The alarming change to Quebec’s welfare system proposed by the provincial government last year will be subject to public consultations at the National Assembly next month. If passed, Bill 70 would oblige first-time welfare applicants to participate in a work placement program and accept any job the government judges to be suitable if the participant is deemed able to work. Those who don’t participate would face increasingly punitive measures as drastic as having their welfare cheques cut in half. While the bill supposedly aims to “break the cycle of poverty,” if passed, it would further disadvantage those it claims to be helping. Failing to address the causes of poverty, this bill proposes to do exactly what a welfare program shouldn’t: exacerbate the cycle of poverty by punishing welfare recipients instead of supporting them.
The program requires participants to “accept any offer of suitable employment,” and those enrolled for at least one year would receive up to $250 per month additional to the basic welfare sum of $616. However, new welfare applicants who do not participate could lose up to half their benefit. “Suitable employment” could be defined at the discretion of a government agent who would oversee the participant’s job search and trainings.

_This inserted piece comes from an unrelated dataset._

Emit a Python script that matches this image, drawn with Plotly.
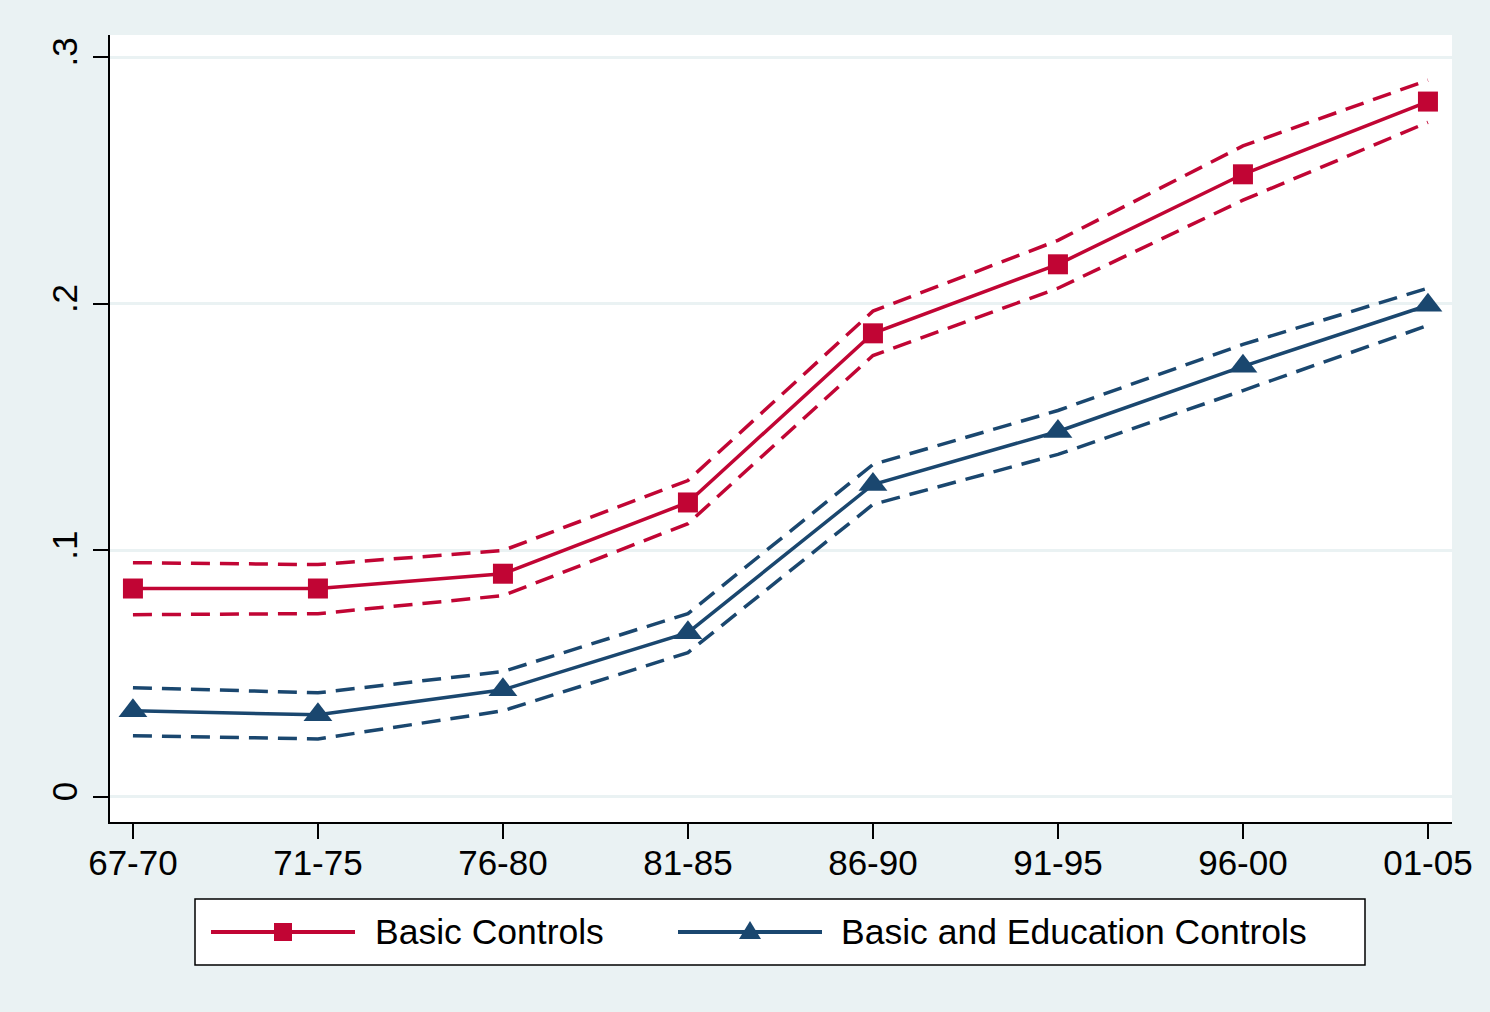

There is nothing in the bill that limits the distance a person would have to travel to their job; a participant could then be forced to take a job that would require long commutes or even moving. The vague language of the bill thus gives individual government employees the discretion to compel participants to take jobs that could negatively impact, for example, their families or their mental or physical health.
Minister of Labour Sam Hamad’s framing of welfare as an “act of generosity” from Quebec taxpayers, and his call for coercive measures to push welfare recipients to “make an effort” in return, perpetuates the harmful idea that welfare recipients are lazy. In fact, the focus on incentivization is misguided: those who can find suitable employment generally seek to do so without prompting. Hamad himself has even said that other incentive programs haven’t worked. This program would then merely penalize those who aren’t able to find employment that they themselves deem suitable. As such, the fictional necessity of incentivization only serves to justify harmful austerity measures that disproportionately affect those already in precarious situations.

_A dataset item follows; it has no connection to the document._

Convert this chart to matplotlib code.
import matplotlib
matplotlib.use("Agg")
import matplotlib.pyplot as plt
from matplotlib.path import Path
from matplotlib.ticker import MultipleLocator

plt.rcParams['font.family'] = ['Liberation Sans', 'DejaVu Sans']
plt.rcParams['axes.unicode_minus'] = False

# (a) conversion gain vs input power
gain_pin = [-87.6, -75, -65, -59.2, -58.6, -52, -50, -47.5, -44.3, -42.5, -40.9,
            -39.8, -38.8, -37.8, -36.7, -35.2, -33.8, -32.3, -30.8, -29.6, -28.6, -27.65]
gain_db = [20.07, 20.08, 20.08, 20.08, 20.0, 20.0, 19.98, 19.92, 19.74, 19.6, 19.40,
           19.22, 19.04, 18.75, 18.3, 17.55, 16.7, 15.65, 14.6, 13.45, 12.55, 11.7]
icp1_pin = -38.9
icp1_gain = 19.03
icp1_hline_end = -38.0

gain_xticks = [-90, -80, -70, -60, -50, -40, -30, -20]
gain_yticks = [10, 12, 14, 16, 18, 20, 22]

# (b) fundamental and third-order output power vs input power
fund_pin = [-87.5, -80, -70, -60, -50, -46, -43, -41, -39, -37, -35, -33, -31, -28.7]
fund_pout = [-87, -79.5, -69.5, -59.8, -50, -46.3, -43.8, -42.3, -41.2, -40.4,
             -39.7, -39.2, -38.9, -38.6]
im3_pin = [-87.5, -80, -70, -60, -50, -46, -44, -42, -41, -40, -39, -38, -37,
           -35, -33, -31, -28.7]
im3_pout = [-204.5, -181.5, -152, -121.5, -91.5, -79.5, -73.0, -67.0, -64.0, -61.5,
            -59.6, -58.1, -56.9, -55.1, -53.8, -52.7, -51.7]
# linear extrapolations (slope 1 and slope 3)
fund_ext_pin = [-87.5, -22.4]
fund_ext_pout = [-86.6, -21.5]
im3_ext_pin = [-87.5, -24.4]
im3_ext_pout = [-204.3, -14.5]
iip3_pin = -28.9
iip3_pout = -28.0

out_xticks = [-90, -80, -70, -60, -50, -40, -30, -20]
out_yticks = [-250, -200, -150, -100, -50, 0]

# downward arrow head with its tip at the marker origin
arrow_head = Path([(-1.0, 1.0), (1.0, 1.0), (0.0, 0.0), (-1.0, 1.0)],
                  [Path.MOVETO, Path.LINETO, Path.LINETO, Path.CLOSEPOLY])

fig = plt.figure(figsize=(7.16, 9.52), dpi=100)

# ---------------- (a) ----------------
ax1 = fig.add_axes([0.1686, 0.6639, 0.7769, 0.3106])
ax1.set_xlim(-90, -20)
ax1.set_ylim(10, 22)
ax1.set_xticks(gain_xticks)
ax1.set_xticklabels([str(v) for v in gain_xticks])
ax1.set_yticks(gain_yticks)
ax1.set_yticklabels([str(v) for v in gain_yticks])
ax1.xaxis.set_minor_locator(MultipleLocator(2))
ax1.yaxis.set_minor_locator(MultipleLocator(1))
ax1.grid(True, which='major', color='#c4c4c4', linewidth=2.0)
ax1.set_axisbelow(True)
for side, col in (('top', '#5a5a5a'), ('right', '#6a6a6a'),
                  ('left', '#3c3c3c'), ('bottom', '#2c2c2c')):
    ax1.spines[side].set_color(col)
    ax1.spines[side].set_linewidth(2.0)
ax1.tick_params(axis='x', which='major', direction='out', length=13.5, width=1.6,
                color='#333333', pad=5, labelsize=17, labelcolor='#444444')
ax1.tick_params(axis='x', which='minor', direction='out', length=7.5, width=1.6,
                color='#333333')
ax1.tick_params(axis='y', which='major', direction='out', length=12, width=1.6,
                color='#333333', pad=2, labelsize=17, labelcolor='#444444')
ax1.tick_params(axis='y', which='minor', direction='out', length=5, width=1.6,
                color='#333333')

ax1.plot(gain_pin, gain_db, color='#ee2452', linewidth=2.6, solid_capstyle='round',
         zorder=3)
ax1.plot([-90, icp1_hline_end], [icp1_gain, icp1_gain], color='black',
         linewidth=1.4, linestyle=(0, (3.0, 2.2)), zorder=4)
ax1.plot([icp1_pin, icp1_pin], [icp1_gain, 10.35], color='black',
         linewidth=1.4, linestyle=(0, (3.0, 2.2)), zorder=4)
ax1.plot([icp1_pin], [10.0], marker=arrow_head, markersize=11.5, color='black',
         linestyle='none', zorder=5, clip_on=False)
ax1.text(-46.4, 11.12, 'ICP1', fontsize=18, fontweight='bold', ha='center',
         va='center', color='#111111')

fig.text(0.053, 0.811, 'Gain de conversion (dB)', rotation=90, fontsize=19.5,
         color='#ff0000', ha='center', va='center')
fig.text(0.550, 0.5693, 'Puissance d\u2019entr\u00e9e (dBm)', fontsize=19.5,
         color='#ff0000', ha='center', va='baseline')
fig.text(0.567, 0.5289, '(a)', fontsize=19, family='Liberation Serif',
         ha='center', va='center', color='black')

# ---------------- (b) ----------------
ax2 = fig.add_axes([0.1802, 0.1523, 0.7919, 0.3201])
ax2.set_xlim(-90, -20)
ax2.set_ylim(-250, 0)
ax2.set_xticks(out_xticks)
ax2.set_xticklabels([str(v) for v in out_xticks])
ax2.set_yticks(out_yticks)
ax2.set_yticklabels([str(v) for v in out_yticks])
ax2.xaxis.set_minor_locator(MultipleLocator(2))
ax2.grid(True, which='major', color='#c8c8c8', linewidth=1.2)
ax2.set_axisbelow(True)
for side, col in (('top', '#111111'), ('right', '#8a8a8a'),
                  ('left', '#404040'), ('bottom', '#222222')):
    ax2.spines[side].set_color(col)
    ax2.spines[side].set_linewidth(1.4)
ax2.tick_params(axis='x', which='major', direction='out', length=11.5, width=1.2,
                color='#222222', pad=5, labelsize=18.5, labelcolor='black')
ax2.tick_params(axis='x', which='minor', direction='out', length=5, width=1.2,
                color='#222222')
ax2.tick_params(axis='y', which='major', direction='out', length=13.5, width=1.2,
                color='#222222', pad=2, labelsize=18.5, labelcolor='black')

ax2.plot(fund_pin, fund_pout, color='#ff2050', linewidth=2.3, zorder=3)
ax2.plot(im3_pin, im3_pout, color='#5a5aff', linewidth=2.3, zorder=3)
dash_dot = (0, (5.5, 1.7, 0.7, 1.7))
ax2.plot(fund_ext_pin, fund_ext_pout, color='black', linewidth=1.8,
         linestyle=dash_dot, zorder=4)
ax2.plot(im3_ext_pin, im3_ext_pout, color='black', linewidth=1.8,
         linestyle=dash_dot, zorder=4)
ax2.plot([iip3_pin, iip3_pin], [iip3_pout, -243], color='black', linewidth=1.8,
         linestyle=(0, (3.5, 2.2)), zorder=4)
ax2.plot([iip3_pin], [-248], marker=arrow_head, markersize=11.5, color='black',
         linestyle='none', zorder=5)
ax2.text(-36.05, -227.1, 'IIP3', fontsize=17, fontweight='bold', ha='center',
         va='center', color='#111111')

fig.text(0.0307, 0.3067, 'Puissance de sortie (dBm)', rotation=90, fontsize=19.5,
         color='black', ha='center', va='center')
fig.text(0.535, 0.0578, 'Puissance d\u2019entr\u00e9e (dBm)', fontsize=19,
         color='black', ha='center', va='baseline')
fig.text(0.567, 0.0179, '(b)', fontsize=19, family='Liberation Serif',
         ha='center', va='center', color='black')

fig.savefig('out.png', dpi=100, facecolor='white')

Instead of alleviating poverty, Bill 70 would push people who don’t comply to its regulations deeper into poverty. It would only worsen the effects of this government’s ongoing austerity measures that have resulted in cuts to social programs and jobs, in turn causing many people to be unemployed or require benefits in the first place. Welfare is a basic and necessary social service, and the lives of welfare recipients should not be toyed with in pursuit of a misguided agenda.